I'm restoring a old motorcycle and the headlight is very dim. Upon inspection, there appears to be a shunt regulator. I infer that the part they call the 'regulator' in the diagrams is just a zener diode in parallel with the light bulb. I am basing this on my observation that the regulator has 2 leads which just go between the headlight + terminal and ground. My measurements seem to indicate the series resistance in the shunt regulator is about 1 Ohm.Anyway Vin comes from the magneto and is AC so we would expect the voltage to the headlight to be between Vz and about -.7V.
The light bulb is 6v and 25watts. If I just pull out the 'regulator' (what I think is simply a zener) the light gets bright and the voltage at idle is ~5v and it goes up much higher at higher rpms (>8). With the zener in there, voltage is limited to about 2V (should be 6).
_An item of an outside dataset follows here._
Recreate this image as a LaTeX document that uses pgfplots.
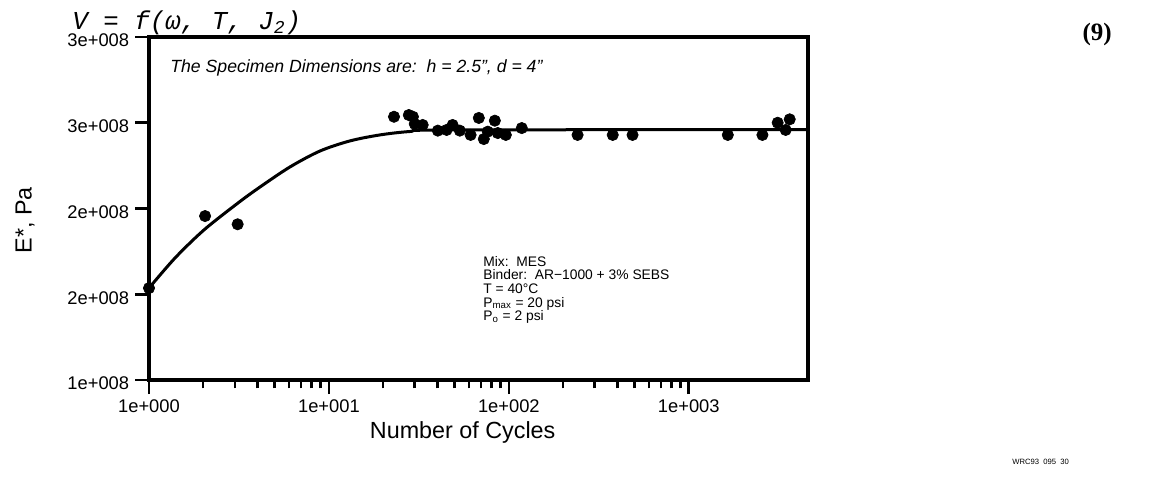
\documentclass[border=0pt]{standalone}
\usepackage{fontspec}
\setmainfont{Liberation Sans}
\newfontfamily\monofont{Liberation Mono}
\newfontfamily\seriffont{Liberation Serif}
\usepackage{pgfplots}
\pgfplotsset{compat=1.18}

\begin{document}
\begin{tikzpicture}
\useasboundingbox (-89.4pt,-69pt) rectangle (616.2pt,228pt);
\begin{axis}[
    at={(0,0)}, anchor=south west,
    scale only axis,
    width=395.4pt, height=205.8pt,
    xmode=log, xmin=1, xmax=4600,
    ymin=1e8, ymax=3e8,
    xtick={1,10,100,1000},
    xticklabels={1e+000,1e+001,1e+002,1e+003},
    ytick={1e8,1.5e8,2e8,2.5e8,3e8},
    yticklabels={1e+008,2e+008,2e+008,3e+008,3e+008},
    scaled y ticks=false,
    tick pos=left, tick align=outside,
    major tick length=8.4pt, minor tick length=5pt,
    tick style={black, line width=1.6pt},
    axis line style={line width=2.4pt},
    ticklabel style={font=\fontsize{11}{13}\selectfont},
    yticklabel style={yshift=-2.2pt},
    xlabel={Number of Cycles},
    ylabel={E*, Pa},
    label style={font=\fontsize{14}{16}\selectfont},
    xlabel style={at={(axis description cs:0.476,-0.152)}, anchor=center},
    ylabel style={at={(axis description cs:-0.188,0.466)}, anchor=center},
    clip=false,
]
% fitted curve
\addplot[black, line width=1.8pt, smooth] coordinates {
    (1,1.536e8) (1.394,1.711e8) (2.021,1.875e8) (3.123,2.032e8)
    (4.136,2.125e8) (6.07,2.242e8) (8.91,2.335e8) (13.08,2.394e8)
    (19.2,2.429e8) (28.2,2.449e8) (47.0,2.458e8) (4600,2.460e8)
};
% measured points
\addplot[only marks, mark=*, mark size=3.4pt, black] coordinates {
    (1,1.536e8) (2.05,1.956e8) (3.11,1.908e8)
    (23.0,2.535e8) (27.8,2.545e8) (29.3,2.535e8) (30.0,2.493e8)
    (33.2,2.487e8) (40.3,2.454e8) (45.1,2.458e8) (48.7,2.487e8)
    (53.4,2.454e8) (61.3,2.429e8) (68.1,2.528e8) (72.6,2.405e8)
    (76.4,2.448e8) (83.6,2.512e8) (86.8,2.440e8) (96.2,2.429e8)
    (118,2.469e8) (241,2.429e8) (378,2.429e8) (487,2.429e8)
    (1648,2.429e8) (2567,2.429e8) (3120,2.500e8) (3456,2.458e8)
    (3640,2.520e8)
};
\end{axis}

\node[anchor=base west, inner sep=0pt, font=\fontsize{10.6}{12}\selectfont\itshape] at (12.6pt,184.2pt)
    {The Specimen Dimensions are:\ \ h = 2.5", d = 4"};

\begin{scope}[every node/.style={anchor=base west, inner sep=0pt, font=\fontsize{8.3}{9}\selectfont}]
\node at (200.4pt,68.4pt) {Mix:\ \ MES};
\node at (200.4pt,60.2pt) {Binder:\ \ AR−1000 + 3\% SEBS};
\node at (200.4pt,52.0pt) {T = 40°C};
\node at (200.4pt,43.8pt) {P\textsubscript{max} = 20 psi};
\node at (200.4pt,35.6pt) {P\textsubscript{o} = 2 psi};
\end{scope}

\node[anchor=base west, inner sep=0pt, font=\fontsize{15.5}{17}\selectfont\monofont\itshape] at (-46.2pt,210pt)
    {V = f(ω, T, J\textsubscript{2})};
\node[anchor=base east, inner sep=0pt, font=\fontsize{15}{17}\selectfont\seriffont\bfseries] at (577.8pt,203.4pt) {(9)};
\node[font=\fontsize{4.6}{6}\selectfont] at (535pt,-49.2pt) {WRC93\ \ 095\ \ 30};
\end{tikzpicture}
\end{document}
I bought a new zener because it seemed obvious that the current one was permanently conducting too much current. The one I bought was 50W and 6.3V. I tried it and it is barely better! It limits the voltage to about 3V. How is that possible? How can the output voltage actually be lower than the zener voltage? I thought the zener wouldn't even start conducting until we reached the zener voltage, but it appears to be conducting even below the Vz. Is there anything I can do to fix this?
Best Answer
Just a guess, the original Zener diode was a bipolar device and the replacement that you purchased is unipolar. That means that it looks like a forward-biased diode on one direction and a Zener diode in the other.
You can fix it (sort of) by interposing a bridge rectifier between your replacement Zener and the magneto connections. You will want to build the bridge yourself using Schottky diodes to minimize the added voltage drop (which will show up as higher-than-desired headlamp voltage.
Or: purchase another of those Zener diodes and connect the two Zeners in series back-to-back.